Stated task: Leaving out every picture, retype the lines below from the top through the one that contains "from matplotlib.lines import Line2D".
----- The records -----
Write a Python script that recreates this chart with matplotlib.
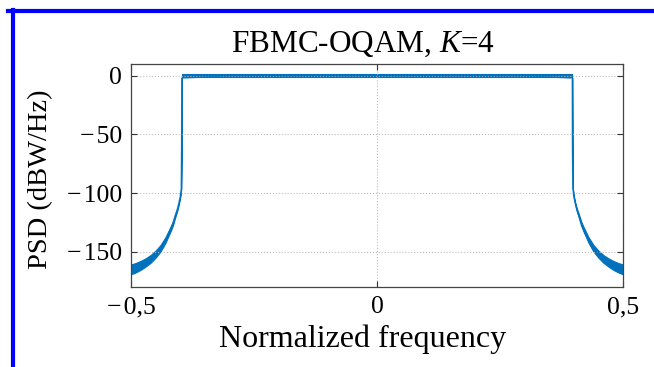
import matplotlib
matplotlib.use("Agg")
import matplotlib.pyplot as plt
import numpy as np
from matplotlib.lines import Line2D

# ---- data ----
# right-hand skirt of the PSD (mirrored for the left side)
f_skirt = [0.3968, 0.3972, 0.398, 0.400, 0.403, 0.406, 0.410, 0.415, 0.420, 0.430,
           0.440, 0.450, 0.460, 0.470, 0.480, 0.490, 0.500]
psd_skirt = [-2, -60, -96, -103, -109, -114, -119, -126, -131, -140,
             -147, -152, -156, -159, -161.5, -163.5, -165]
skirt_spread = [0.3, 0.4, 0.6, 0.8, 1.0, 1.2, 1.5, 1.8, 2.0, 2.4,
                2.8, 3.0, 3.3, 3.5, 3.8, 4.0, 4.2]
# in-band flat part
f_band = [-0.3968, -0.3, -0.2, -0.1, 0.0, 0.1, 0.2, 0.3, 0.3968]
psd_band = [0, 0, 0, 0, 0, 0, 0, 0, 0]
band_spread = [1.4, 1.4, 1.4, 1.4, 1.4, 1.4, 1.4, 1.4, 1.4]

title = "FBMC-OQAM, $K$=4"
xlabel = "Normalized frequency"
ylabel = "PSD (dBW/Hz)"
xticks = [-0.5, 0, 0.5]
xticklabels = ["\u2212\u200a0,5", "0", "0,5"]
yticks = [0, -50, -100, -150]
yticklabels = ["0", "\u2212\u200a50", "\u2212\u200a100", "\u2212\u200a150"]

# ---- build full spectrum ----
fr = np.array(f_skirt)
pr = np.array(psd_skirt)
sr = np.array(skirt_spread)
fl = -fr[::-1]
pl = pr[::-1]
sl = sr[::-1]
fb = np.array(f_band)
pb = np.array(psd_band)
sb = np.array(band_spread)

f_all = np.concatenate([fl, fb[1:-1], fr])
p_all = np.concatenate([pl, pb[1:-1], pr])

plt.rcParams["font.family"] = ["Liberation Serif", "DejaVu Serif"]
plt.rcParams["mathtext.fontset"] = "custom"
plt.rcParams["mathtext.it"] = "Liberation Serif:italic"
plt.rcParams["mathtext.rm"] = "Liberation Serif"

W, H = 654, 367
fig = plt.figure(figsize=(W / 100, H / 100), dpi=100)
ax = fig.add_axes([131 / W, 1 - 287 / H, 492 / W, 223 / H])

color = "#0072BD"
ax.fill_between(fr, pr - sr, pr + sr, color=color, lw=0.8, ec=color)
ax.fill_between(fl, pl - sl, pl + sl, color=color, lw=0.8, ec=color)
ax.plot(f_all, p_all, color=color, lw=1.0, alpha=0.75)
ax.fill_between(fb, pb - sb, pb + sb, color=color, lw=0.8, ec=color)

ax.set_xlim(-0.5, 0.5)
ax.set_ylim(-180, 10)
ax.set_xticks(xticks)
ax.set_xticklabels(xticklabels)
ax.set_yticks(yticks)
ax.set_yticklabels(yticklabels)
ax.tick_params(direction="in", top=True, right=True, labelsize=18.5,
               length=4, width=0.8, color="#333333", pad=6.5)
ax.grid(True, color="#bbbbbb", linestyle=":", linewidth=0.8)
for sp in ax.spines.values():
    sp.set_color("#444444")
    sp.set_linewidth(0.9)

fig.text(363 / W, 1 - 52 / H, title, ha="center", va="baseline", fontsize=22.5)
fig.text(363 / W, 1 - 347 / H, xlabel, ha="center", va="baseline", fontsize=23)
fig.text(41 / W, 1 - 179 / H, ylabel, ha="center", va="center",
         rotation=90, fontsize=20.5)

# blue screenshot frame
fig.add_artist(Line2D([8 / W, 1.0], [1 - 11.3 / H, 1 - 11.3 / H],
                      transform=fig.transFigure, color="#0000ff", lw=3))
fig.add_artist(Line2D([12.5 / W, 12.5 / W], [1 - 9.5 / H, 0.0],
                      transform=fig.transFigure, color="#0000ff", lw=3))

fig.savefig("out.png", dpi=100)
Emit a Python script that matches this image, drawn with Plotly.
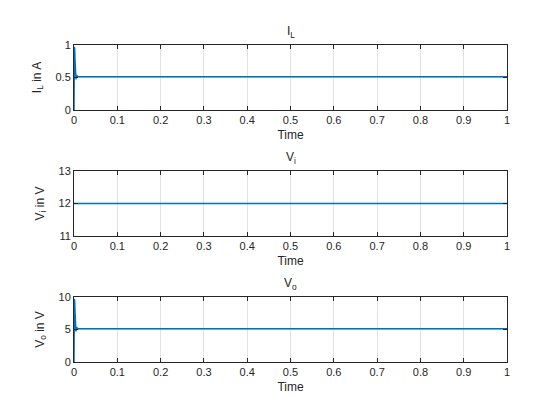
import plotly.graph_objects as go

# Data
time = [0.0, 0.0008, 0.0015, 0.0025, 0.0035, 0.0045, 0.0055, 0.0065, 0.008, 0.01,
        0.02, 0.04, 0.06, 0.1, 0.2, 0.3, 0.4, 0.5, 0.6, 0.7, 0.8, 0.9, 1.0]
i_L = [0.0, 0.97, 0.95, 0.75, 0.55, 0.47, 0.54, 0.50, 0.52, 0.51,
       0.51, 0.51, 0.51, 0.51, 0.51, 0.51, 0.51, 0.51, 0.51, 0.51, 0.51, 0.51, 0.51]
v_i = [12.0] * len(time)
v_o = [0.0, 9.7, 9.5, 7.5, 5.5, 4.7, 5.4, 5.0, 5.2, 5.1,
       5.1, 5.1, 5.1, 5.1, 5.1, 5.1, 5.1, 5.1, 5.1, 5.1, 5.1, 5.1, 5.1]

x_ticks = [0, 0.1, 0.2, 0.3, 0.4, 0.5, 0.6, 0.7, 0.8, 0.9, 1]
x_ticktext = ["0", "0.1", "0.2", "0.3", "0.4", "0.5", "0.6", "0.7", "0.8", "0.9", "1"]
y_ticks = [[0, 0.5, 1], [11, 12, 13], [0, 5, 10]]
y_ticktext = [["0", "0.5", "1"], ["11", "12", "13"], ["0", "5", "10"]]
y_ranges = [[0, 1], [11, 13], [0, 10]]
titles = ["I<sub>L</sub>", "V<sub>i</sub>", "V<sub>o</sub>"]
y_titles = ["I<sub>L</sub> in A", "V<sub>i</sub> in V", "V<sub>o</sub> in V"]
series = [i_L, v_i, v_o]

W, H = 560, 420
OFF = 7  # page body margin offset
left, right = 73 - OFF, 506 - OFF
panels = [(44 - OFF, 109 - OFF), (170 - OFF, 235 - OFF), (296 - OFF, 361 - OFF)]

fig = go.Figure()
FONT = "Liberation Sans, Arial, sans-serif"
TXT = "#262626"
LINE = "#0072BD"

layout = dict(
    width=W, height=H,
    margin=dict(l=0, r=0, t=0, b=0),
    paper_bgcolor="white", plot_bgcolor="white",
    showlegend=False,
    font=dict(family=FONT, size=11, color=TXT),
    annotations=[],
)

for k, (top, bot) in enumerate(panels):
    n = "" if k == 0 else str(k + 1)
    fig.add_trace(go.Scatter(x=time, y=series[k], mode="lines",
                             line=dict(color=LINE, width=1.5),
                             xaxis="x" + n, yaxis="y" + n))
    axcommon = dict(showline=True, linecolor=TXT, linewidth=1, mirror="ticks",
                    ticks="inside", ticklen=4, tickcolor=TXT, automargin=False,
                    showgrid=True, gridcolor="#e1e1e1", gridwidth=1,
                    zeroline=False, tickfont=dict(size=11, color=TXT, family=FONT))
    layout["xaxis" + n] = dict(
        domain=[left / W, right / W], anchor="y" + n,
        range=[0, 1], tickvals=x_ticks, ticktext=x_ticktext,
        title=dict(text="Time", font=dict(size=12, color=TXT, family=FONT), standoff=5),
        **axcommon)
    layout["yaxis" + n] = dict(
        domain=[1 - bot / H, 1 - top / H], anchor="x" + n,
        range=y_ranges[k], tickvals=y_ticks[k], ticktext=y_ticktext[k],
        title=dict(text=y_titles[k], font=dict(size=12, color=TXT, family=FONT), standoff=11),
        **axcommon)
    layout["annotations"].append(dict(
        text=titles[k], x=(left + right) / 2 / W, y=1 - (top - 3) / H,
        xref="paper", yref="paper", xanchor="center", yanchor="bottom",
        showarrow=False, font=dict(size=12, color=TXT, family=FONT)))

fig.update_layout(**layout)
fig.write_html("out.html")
-----
Answer in full:
Write a Python script that recreates this chart with matplotlib.
import matplotlib
matplotlib.use("Agg")
import matplotlib.pyplot as plt
import numpy as np
from matplotlib.lines import Line2D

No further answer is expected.